Evocation biographique conçue et mise en scène par Hélène Zidi, avec Lola Zidi et Hélène Zidi.
Suicidée de la société à l'instar de Artaud ou Van Gogh, sacrifiée par sa famille au nom de l'ordre petit-bourgeois et du culte du génie mâle, Paul Claudel qu'elle appellait "son petit Paul" et qui, cyniquement, écrira "J'ai abouti à un résultat, elle n'a abouti à rien", effacée du monde des vivants par trente années d'internement psychiatrique, comme de celui des morts, la dépouille jetée dans une fosse commune, Camille Claudel est devenue une héroïne tragique souvent portée au théâtre.

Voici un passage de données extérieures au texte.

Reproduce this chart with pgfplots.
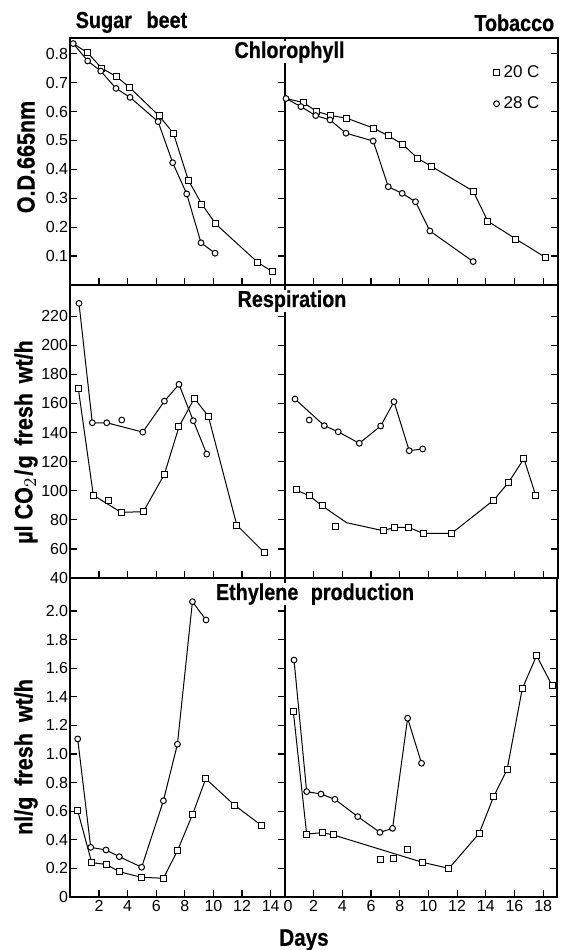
\documentclass[border=0pt]{standalone}
\usepackage{pgfplots}
\pgfplotsset{compat=1.18}
\usepackage{fontspec}
\setmainfont{Liberation Sans}
\newfontfamily\cond[FakeStretch=0.86, BoldFeatures={FakeBold=0.6}]{Liberation Sans}
\begin{document}
\begin{tikzpicture}[x=1pt,y=1pt]
\useasboundingbox (0,0) rectangle (281.5,475);
\pgfplotsset{
  base/.style={scale only axis, axis line style={line width=1pt}, tick align=inside,
    major tick length=3.5pt, tick style={line width=0.6pt, black}, xtick pos=lower, xmin=0,
    ticklabel style={font=\fontsize{8}{9}\selectfont},
    xticklabel style={inner ysep=1.5pt},
    every axis plot/.append style={line width=0.5pt, black}},
  L/.style={base, at={(35.2pt,#1)}, anchor=south west, width=107.3pt, xmax=15,
    xtick={2,4,...,14}, yticklabel style={inner xsep=1pt}},
  R/.style={base, at={(142.5pt,#1)}, anchor=south west, width=136.25pt, xmax=19,
    xtick={0,2,...,18}, ytick pos=right, yticklabels={}},
  sq/.style={only marks, mark=square*, mark size=1.5pt, mark options={fill=white, draw=black, line width=0.5pt}},
  ci/.style={only marks, mark=*, mark size=1.45pt, mark options={fill=white, draw=black, line width=0.5pt}},
  ln/.style={no marks, line width=0.5pt, black, forget plot},
}
% ---------- Chlorophyll, sugar beet ----------
\begin{axis}[L=332.5pt, height=123.75pt, ymin=0, ymax=0.856,
  ytick={0.1,0.2,0.3,0.4,0.5,0.6,0.7,0.8}, yticklabels={0.1,0.2,0.3,0.4,0.5,0.6,0.7,0.8}, xticklabels={}]
\addplot[ln] coordinates {(0.2,0.835) (1.18,0.804) (2.19,0.75) (3.24,0.72) (4.12,0.684) (6.2,0.585) (7.2,0.525) (8.24,0.363) (9.18,0.28) (10.16,0.211) (13.1,0.078) (14.12,0.046)};
\addplot[ln] coordinates {(0.2,0.835) (1.21,0.775) (2.12,0.74) (3.19,0.68) (4.17,0.649) (6.13,0.565) (7.15,0.423) (8.13,0.315) (9.13,0.146) (10.11,0.11)};
\addplot[sq] coordinates {(1.18,0.804) (2.19,0.75) (3.24,0.72) (4.12,0.684) (6.2,0.585) (7.2,0.525) (8.24,0.363) (9.18,0.28) (10.16,0.211) (13.1,0.078) (14.12,0.046)};
\addplot[ci] coordinates {(0.2,0.835) (1.21,0.775) (2.12,0.74) (3.19,0.68) (4.17,0.649) (6.13,0.565) (7.15,0.423) (8.13,0.315) (9.13,0.146) (10.11,0.11)};
\end{axis}
% ---------- Chlorophyll, tobacco ----------
\begin{axis}[R=332.5pt, height=123.75pt, ymin=0, ymax=0.856,
  ytick={0.1,0.2,0.3,0.4,0.5,0.6,0.7,0.8}, xticklabels={},
  legend style={at={(0.95,0.905)}, anchor=north east, draw=none, fill=none, inner sep=0pt,
    font=\fontsize{8.5}{9}\selectfont, row sep=4pt, /tikz/every even column/.append style={column sep=1pt}},
  legend cell align=left]
\addplot[ln] coordinates {(0.07,0.645) (1.28,0.631) (2.21,0.60) (3.18,0.586) (4.3,0.577) (6.2,0.542) (7.2,0.516) (8.2,0.487) (9.25,0.438) (10.22,0.41) (13.12,0.325) (14.13,0.221) (16.1,0.159) (18.17,0.095)};
\addplot[ln] coordinates {(0.07,0.645) (1.11,0.617) (2.14,0.586) (3.14,0.571) (4.25,0.525) (6.15,0.498) (7.2,0.34) (8.17,0.317) (9.1,0.288) (10.1,0.187) (13.12,0.081)};
\addplot[sq] coordinates {(1.28,0.631) (2.21,0.60) (3.18,0.586) (4.3,0.577) (6.2,0.542) (7.2,0.516) (8.2,0.487) (9.25,0.438) (10.22,0.41) (13.12,0.325) (14.13,0.221) (16.1,0.159) (18.17,0.095)};
\addlegendentry{20 C}
\addplot[ci] coordinates {(0.07,0.645) (1.11,0.617) (2.14,0.586) (3.14,0.571) (4.25,0.525) (6.15,0.498) (7.2,0.34) (8.17,0.317) (9.1,0.288) (10.1,0.187) (13.12,0.081)};
\addlegendentry{28 C}
\end{axis}
% ---------- Respiration, sugar beet ----------
\begin{axis}[L=186pt, height=146.5pt, ymin=40, ymax=241.4,
  ytick={40,60,...,220}, yticklabels={40,60,80,100,120,140,160,180,200,220}, xticklabels={}]
\addplot[ln] coordinates {(0.55,170.4) (1.6,97) (3.54,85.1) (5.1,85.6) (6.57,111.3) (7.59,144) (8.66,163.5) (9.64,151.3) (11.63,76.4) (13.56,57.4)};
\addplot[ln] coordinates {(0.6,228.8) (1.53,146.7) (2.54,146.7) (5.06,140.3) (6.57,161.6) (7.59,173.1) (8.59,148.1) (9.53,125.2)};
\addplot[sq] coordinates {(0.55,170.4) (1.6,97) (2.65,93.6) (3.54,85.1) (5.1,85.6) (6.57,111.3) (7.59,144) (8.66,163.5) (9.64,151.3) (11.63,76.4) (13.56,57.4)};
\addplot[ci] coordinates {(0.6,228.8) (1.53,146.7) (2.54,146.7) (3.59,148.6) (5.06,140.3) (6.57,161.6) (7.59,173.1) (8.59,148.1) (9.53,125.2)};
\end{axis}
% ---------- Respiration, tobacco ----------
\begin{axis}[R=186pt, height=146.5pt, ymin=40, ymax=241.4,
  ytick={40,60,...,220}, xticklabels={}]
\addplot[ln] coordinates {(0.77,100.5) (1.69,96.6) (2.6,89.5) (4.3,78) (6.85,72.5) (7.62,74.8) (8.6,74.8) (9.64,70.7) (11.62,70.7) (14.56,93.6) (15.59,105.8) (16.66,122) (17.49,96.4)};
\addplot[ln] coordinates {(0.7,163) (2.74,144.7) (3.71,140.5) (5.18,132.6) (6.67,144.5) (7.6,161.2) (8.66,127.5) (9.6,128.7)};
\addplot[sq] coordinates {(0.77,100.5) (1.69,96.6) (2.6,89.5) (3.55,75.3) (6.85,72.5) (7.62,74.8) (8.6,74.8) (9.64,70.7) (11.62,70.7) (14.56,93.6) (15.59,105.8) (16.66,122) (17.49,96.4)};
\addplot[ci] coordinates {(0.7,163) (1.69,148.6) (2.74,144.7) (3.71,140.5) (5.18,132.6) (6.67,144.5) (7.6,161.2) (8.66,127.5) (9.6,128.7)};
\end{axis}
% ---------- Ethylene, sugar beet ----------
\begin{axis}[L=26.5pt, height=159.25pt, ymin=0, ymax=2.227,
  ytick={0,0.2,...,2.0}, yticklabels={0,0.2,0.4,0.6,0.8,1.0,1.2,1.4,1.6,1.8,2.0},
  xticklabels={2,4,6,8,10,12,14}]
\addplot[ln] coordinates {(0.51,0.603) (1.49,0.24) (2.49,0.228) (3.42,0.177) (4.94,0.138) (6.5,0.131) (7.48,0.323) (8.55,0.58) (9.46,0.827) (11.46,0.643) (13.38,0.498)};
\addplot[ln] coordinates {(0.51,1.105) (1.42,0.347) (2.49,0.329) (3.42,0.282) (4.98,0.208) (6.5,0.673) (7.48,1.068) (8.53,2.065) (9.48,1.937)};
\addplot[sq] coordinates {(0.51,0.603) (1.49,0.24) (2.49,0.228) (3.42,0.177) (4.94,0.138) (6.5,0.131) (7.48,0.323) (8.55,0.58) (9.46,0.827) (11.46,0.643) (13.38,0.498)};
\addplot[ci] coordinates {(0.51,1.105) (1.42,0.347) (2.49,0.329) (3.42,0.282) (4.98,0.208) (6.5,0.673) (7.48,1.068) (8.53,2.065) (9.48,1.937)};
\end{axis}
% ---------- Ethylene, tobacco ----------
\begin{axis}[R=26.5pt, height=159.25pt, ymin=0, ymax=2.227,
  ytick={0,0.2,...,2.0},
  xticklabels={\hspace{3pt}0,2,4,6,8,10,12,14,16,18}]
\addplot[ln] coordinates {(0.58,1.296) (1.51,0.44) (2.6,0.45) (3.37,0.434) (9.57,0.243) (11.43,0.2) (13.54,0.445) (14.54,0.70) (15.49,0.893) (16.54,1.455) (17.54,1.688) (18.63,1.478)};
\addplot[ln] coordinates {(0.63,1.657) (1.51,0.737) (2.51,0.72) (3.48,0.683) (5.07,0.562) (6.62,0.452) (7.5,0.48) (8.55,1.25) (9.52,0.935)};
\addplot[sq] coordinates {(0.58,1.296) (1.51,0.44) (2.6,0.45) (3.37,0.434) (6.69,0.259) (7.55,0.266) (8.55,0.329) (9.57,0.243) (11.43,0.2) (13.54,0.445) (14.54,0.70) (15.49,0.893) (16.54,1.455) (17.54,1.688) (18.63,1.478)};
\addplot[ci] coordinates {(0.63,1.657) (1.51,0.737) (2.51,0.72) (3.48,0.683) (5.07,0.562) (6.62,0.452) (7.5,0.48) (8.55,1.25) (9.52,0.935)};
\end{axis}
% ---------- titles and labels ----------
\tikzset{ttl/.style={font=\cond\bfseries\fontsize{11.5}{13}\selectfont, inner xsep=1.5pt, inner ysep=0pt, text height=8.6pt, text depth=2.4pt}}
\node[ttl, fill=white, anchor=base] at (144.75,446) {Chlorophyll};
\node[ttl, fill=white, anchor=base] at (146,321.5) {Respiration};
\node[ttl, fill=white, anchor=base] at (157.5,175) {Ethylene\hspace{0.3em} production};
\node[ttl, anchor=base] at (65.75,461) {Sugar\hspace{0.4em} beet};
\node[ttl, anchor=base east] at (278.8,459.5) {Tobacco};
\tikzset{yl/.style={font=\cond\bfseries\fontsize{12.5}{13}\selectfont, rotate=90, inner sep=0pt}}
\node[yl] at (13,396.5) {O.D.665nm};
\node[yl] at (13,254) {µl CO$_2$\hspace{0.05em}/\hspace{0.05em}g\hspace{0.15em} fresh\hspace{0.15em} wt/h};
\node[yl] at (13,96.5) {nl/g\hspace{0.2em} fresh\hspace{0.2em} wt/h};
\node[font=\cond\bfseries\fontsize{12}{13}\selectfont] at (152,5) {Days};
\end{tikzpicture}
\end{document}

Avec "Camille contre Claudel", la comédienne et metteuse en scène Hélène Zidi propose un opus singulier, au fond comme en la forme, qui se démarque non seulement en évitant de se focaliser sur la période asilaire et l'incarnation tant psychotique que victimaire du personnage mais en écartant tant l'approche compassionnelle que le mode du portrait éclaté.
A partir de la correspondance fragmentaire de Camille Claudel, elle a conçu une partition à deux personnages, judicieusement ni hagiographie ni pièce à thèse, qui ressort au biopic autobiographique tout en se développant comme un dialogue intérieur schizophrénique, de surcroît, en rupture avec la linéarité chronologique.

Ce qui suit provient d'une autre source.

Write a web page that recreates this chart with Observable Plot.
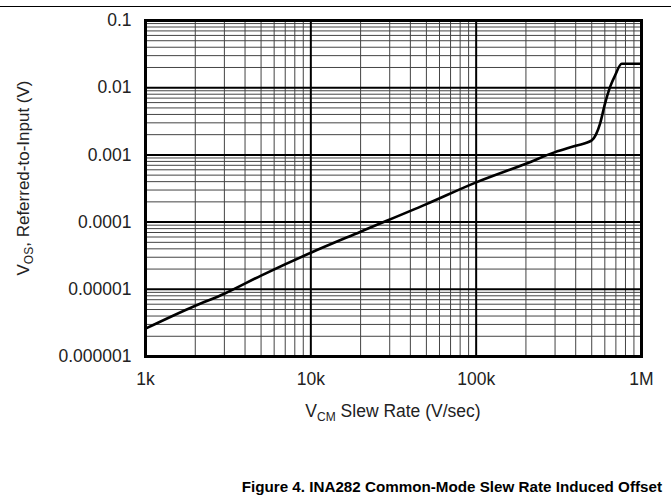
<!DOCTYPE html>
<html>
<head>
<meta charset="utf-8">
<script src="https://cdn.jsdelivr.net/npm/d3@7"></script>
<script src="https://cdn.jsdelivr.net/npm/@observablehq/plot@0.6"></script>
<style>
  html, body { margin: 0; padding: 0; background: #fff; }
  #wrap { position: relative; width: 671px; height: 504px; font-family: "Liberation Sans", Arial, sans-serif; }
  #rule { position: absolute; left: 0; top: 6px; width: 671px; height: 0; border-top: 1.3px solid #000; }
  #chart { position: absolute; left: 0; top: 0; }
  .lbl { position: absolute; font-size: 17px; color: #222; white-space: nowrap; }
  .lbl sub { font-size: 12px; vertical-align: -4px; line-height: 0; }
  #xlabel { left: 393px; top: 401px; font-size: 17.5px; transform: translateX(-50%); }
  #ylabel { left: 24px; top: 178px; transform: translate(-50%, -50%) rotate(-90deg); }
  #title { position: absolute; right: 9px; top: 478px; font-size: 15.2px; font-weight: bold; color: #000; white-space: nowrap; }
</style>
</head>
<body>
<div id="wrap">
  <div id="chart"></div>
  <div id="rule"></div>
  <div class="lbl" id="xlabel">V<sub>CM</sub> Slew Rate (V/sec)</div>
  <div class="lbl" id="ylabel">V<sub>OS</sub>, Referred-to-Input (V)</div>
  <div id="title">Figure 4. INA282 Common-Mode Slew Rate Induced Offset</div>
</div>
<script>
// Slew rate (V/sec)
const slewRate = [1000, 2000, 3000, 5000, 10000, 20000, 50000, 100000, 200000, 300000, 400000, 500000, 530000, 561000, 601000, 645000, 692000, 759000, 1000000];
// Offset referred to input (V)
const vos = [2.6e-6, 5.7e-6, 8.6e-6, 1.6e-5, 3.5e-5, 7.2e-5, 1.85e-4, 3.9e-4, 7.4e-4, 1.1e-3, 1.37e-3, 1.64e-3, 2.0e-3, 2.9e-3, 5.75e-3, 1.02e-2, 1.52e-2, 2.27e-2, 2.27e-2];

const xTicks = [1e3, 1e4, 1e5, 1e6];
const xTickLabels = ["1k", "10k", "100k", "1M"];
const yTicks = [1e-6, 1e-5, 1e-4, 1e-3, 1e-2, 1e-1];
const yTickLabels = ["0.000001", "0.00001", "0.0001", "0.001", "0.01", "0.1"];
const minorMultipliers = [2, 3, 4, 5, 6, 7, 8, 9];

const xMinor = xTicks.slice(0, -1).flatMap(d => minorMultipliers.map(m => d * m));
const yMinor = yTicks.slice(0, -1).flatMap(d => minorMultipliers.map(m => d * m));
const data = slewRate.map((x, i) => ({x, y: vos[i]}));

const xFmt = d => xTickLabels[xTicks.indexOf(d)];
const yFmt = d => yTickLabels[yTicks.indexOf(d)];

const chart = Plot.plot({
  width: 671,
  height: 440,
  marginLeft: 145,
  marginRight: 30,
  marginTop: 20,
  marginBottom: 84,
  style: { fontFamily: "Liberation Sans, Arial, sans-serif", fontSize: "17.5px", color: "#222", background: "transparent" },
  x: { type: "log", domain: [1e3, 1e6] },
  y: { type: "log", domain: [1e-6, 1e-1] },
  marks: [
    Plot.ruleX(xMinor, { stroke: "#444", strokeWidth: 1 }),
    Plot.ruleY(yMinor, { stroke: "#444", strokeWidth: 1 }),
    Plot.ruleX(xTicks, { stroke: "#000", strokeWidth: 2 }),
    Plot.ruleY(yTicks, { stroke: "#000", strokeWidth: 2 }),
    Plot.frame({ stroke: "#000", strokeWidth: 3 }),
    Plot.line(data, { x: "x", y: "y", stroke: "#000", strokeWidth: 2.6, curve: "monotone-x" }),
    Plot.axisX(xTicks, { tickSize: 0, tickPadding: 16, tickFormat: xFmt, label: null, fontSize: 17.5 }),
    Plot.axisY(yTicks, { tickSize: 0, tickPadding: 14, tickFormat: yFmt, label: null, fontSize: 17.5 })
  ]
});
document.getElementById("chart").appendChild(chart);
</script>
</body>
</html>
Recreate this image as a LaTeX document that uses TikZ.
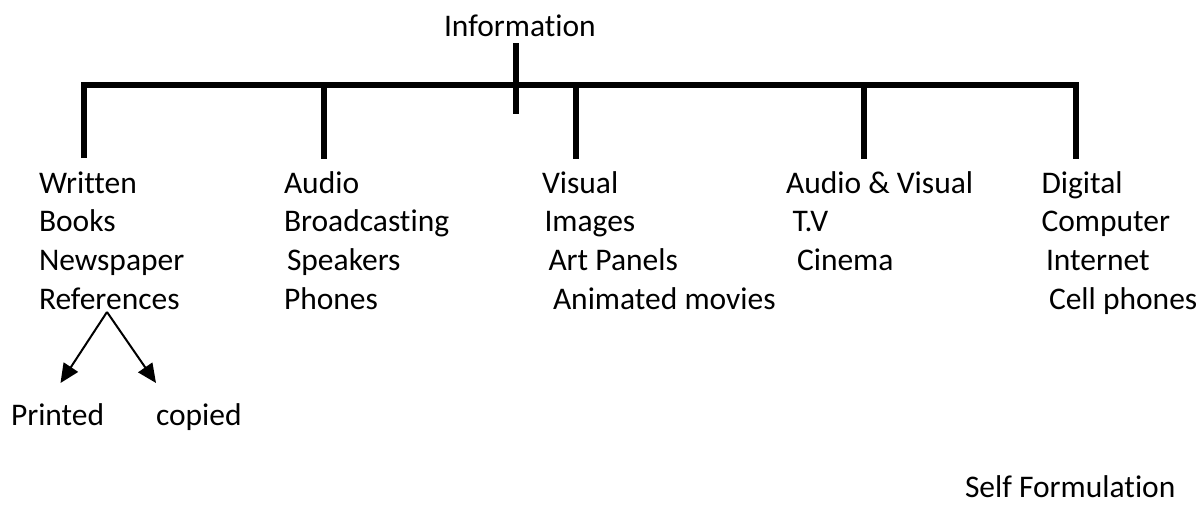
\documentclass[tikz,border=0pt]{standalone}
\usepackage{fontspec}
\setmainfont{Carlito}[Ligatures={NoCommon,NoRequired,NoContextual}]
\usetikzlibrary{arrows.meta}
\begin{document}
\begin{tikzpicture}[x=1pt,y=-1pt,
  txt/.style={inner sep=0pt,outer sep=0pt,anchor=base west,font=\fontsize{31.5}{38}\selectfont},
  bar/.style={line width=6pt,line join=miter},
  arr/.style={line width=2pt,-{Triangle[length=19pt,width=17pt]}}]
\useasboundingbox (0,0) rectangle (1204,506);
% title
\node[txt] (info) at (444,36) {Information};
% tree bars
\coordinate (top) at (516,43);
\coordinate (mid) at (516,114);
\coordinate (c1) at (84,158);
\coordinate (c2) at (323.5,159);
\coordinate (c3) at (576,159);
\coordinate (c4) at (863.5,159);
\coordinate (c5) at (1075.5,159);
\draw[bar] (c1) -- (84,85) -- (1075.5,85) -- (c5);
\draw[bar] (top) -- (mid);
\draw[bar] (323.5,85) -- (c2);
\draw[bar] (576,85) -- (c3);
\draw[bar] (863.5,85) -- (c4);
% column 1
\node[txt] (w1) at (39,193) {Written};
\node[txt] (w2) at (39,231.5) {Books};
\node[txt] (w3) at (39,270) {Newspaper};
\node[txt] (w4) at (39,309) {References};
% column 2
\node[txt] (a1) at (284,193) {Audio};
\node[txt] (a2) at (284,231.5) {Broadcasting};
\node[txt] (a3) at (287,270) {Speakers};
\node[txt] (a4) at (284,309) {Phones};
% column 3
\node[txt] (v1) at (542,193) {Visual};
\node[txt] (v2) at (544.5,231.5) {Images};
\node[txt] (v3) at (548.5,270) {Art Panels};
\node[txt] (v4) at (553,309) {Animated movies};
% column 4
\node[txt] (av1) at (786,193) {Audio \& Visual};
\node[txt] (av2) at (792.5,231.5) {T.V};
\node[txt] (av3) at (797,270) {Cinema};
% column 5
\node[txt] (d1) at (1041.5,193) {Digital};
\node[txt] (d2) at (1041.5,231.5) {Computer};
\node[txt] (d3) at (1046,270) {Internet};
\node[txt] (d4) at (1049,309) {Cell phones};
% sub branches
\coordinate (apex) at (107,312);
\coordinate (pend) at (60.5,383);
\coordinate (cend) at (156,383);
\draw[arr] (apex) -- (pend);
\draw[arr] (apex) -- (cend);
\node[txt] (printed) at (11,425) {Printed};
\node[txt] (copied) at (156,425) {copied};
% footer
\node[txt] (self) at (965,497) {Self Formulation};
\end{tikzpicture}
\end{document}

En effet, elle y substitue un audacieux, et réussi, télescopage temporel entre le rêve qui se délite de la charnelle "Mademoiselle Camille Claudel" et la rétrospection cauchemardesque de "la folle de Montdevergues" pour évoquer les composantes de l'effondrement psychique qui va conduire à la décompensation par l'alcoolisme et la paranoia.
Ce qui permet d'évoquer le destin d'une femme née trop tôt, qui ne s'est pas cantonnée aux arts d'agrément dévolus à la gent féminine mais a investi le pré-carré séminal de la sculpture, et minée par la quête d'un amour maternel toujours refusé et une vie placée sous le signe de deux "folles" passions, celle pour son art et celle pour Rodin, figure ambivalente de père, du Maître et de l'amant.

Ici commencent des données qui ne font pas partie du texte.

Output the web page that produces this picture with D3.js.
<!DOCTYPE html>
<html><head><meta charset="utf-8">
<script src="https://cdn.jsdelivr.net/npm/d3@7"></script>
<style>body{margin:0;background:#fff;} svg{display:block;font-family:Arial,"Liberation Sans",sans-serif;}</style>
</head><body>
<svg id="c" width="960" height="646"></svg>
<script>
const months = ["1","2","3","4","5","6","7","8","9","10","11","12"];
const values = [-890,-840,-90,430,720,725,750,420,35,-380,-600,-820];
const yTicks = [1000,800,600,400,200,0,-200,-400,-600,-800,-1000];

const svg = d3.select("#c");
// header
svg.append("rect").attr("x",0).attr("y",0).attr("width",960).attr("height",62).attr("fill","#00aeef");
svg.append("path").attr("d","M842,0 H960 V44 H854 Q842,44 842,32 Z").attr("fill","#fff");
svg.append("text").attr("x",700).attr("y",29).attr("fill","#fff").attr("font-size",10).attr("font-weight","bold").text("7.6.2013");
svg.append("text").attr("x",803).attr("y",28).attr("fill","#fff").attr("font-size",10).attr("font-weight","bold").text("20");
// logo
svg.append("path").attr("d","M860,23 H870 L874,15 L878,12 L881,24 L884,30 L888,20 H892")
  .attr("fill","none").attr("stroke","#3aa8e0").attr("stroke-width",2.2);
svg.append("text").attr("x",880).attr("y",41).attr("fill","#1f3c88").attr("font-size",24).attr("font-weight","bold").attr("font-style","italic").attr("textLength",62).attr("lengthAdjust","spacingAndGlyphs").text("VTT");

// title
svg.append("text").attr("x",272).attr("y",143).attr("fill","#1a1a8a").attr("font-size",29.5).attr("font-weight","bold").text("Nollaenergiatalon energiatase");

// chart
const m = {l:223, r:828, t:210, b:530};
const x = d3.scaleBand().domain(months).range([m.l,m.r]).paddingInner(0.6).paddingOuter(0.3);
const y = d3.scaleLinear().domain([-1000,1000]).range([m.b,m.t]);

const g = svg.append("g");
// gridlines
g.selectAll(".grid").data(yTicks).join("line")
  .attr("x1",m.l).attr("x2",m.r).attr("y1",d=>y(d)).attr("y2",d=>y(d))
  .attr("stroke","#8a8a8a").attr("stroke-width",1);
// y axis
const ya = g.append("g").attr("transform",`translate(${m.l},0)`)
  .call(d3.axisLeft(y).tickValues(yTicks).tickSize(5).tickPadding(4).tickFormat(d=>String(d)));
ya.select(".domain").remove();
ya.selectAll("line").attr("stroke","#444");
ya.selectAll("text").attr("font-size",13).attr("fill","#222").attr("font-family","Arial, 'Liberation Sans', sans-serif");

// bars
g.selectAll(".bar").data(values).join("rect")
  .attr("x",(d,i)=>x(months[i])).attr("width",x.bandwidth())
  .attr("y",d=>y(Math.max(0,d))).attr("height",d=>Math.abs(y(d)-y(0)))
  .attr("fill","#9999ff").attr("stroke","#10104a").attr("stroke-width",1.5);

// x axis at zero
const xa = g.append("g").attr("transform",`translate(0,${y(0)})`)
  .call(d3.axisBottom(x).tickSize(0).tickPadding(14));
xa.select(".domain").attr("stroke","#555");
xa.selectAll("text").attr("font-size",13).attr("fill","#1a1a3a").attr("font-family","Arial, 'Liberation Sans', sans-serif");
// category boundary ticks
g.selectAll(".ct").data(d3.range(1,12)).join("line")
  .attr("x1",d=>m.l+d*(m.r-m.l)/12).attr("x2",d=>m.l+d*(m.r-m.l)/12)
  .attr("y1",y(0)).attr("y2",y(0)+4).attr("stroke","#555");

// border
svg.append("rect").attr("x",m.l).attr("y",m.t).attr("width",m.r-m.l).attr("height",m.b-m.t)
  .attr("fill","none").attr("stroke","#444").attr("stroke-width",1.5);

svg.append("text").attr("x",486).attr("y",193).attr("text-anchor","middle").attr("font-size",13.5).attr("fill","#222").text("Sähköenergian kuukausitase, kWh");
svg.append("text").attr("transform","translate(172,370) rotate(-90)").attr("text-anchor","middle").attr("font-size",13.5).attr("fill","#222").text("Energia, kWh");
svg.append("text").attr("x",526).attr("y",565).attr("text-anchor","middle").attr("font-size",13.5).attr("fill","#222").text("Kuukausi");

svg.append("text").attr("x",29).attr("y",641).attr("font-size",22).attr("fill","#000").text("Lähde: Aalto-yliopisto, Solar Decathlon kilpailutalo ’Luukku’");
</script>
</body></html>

Dans un décor d'atelier, scénographie sobre de Francesco Passaniti et belles lumières de André Diot, se livre un bouleversant corps-à-corps qui tient du pas de deux dont la crédibilité du procédé est renforcée par la ressemblance physique mère-fille des deux interprètes.
Et le duo fonctionne dans en parfaite osmose. Dans la plénitude de sa jeunesse, Lola Zidi apporte la sensualité, la fougue et la fragilité du romantisme échevelé à la belle et rebelle Camille. Hélène Zidi livre une incarnation puissante au naturalisme maîtrisé de la femme qui, de la psychose à l'égarement, remonte le fil du temps pour éclairer celle qu'elle fût.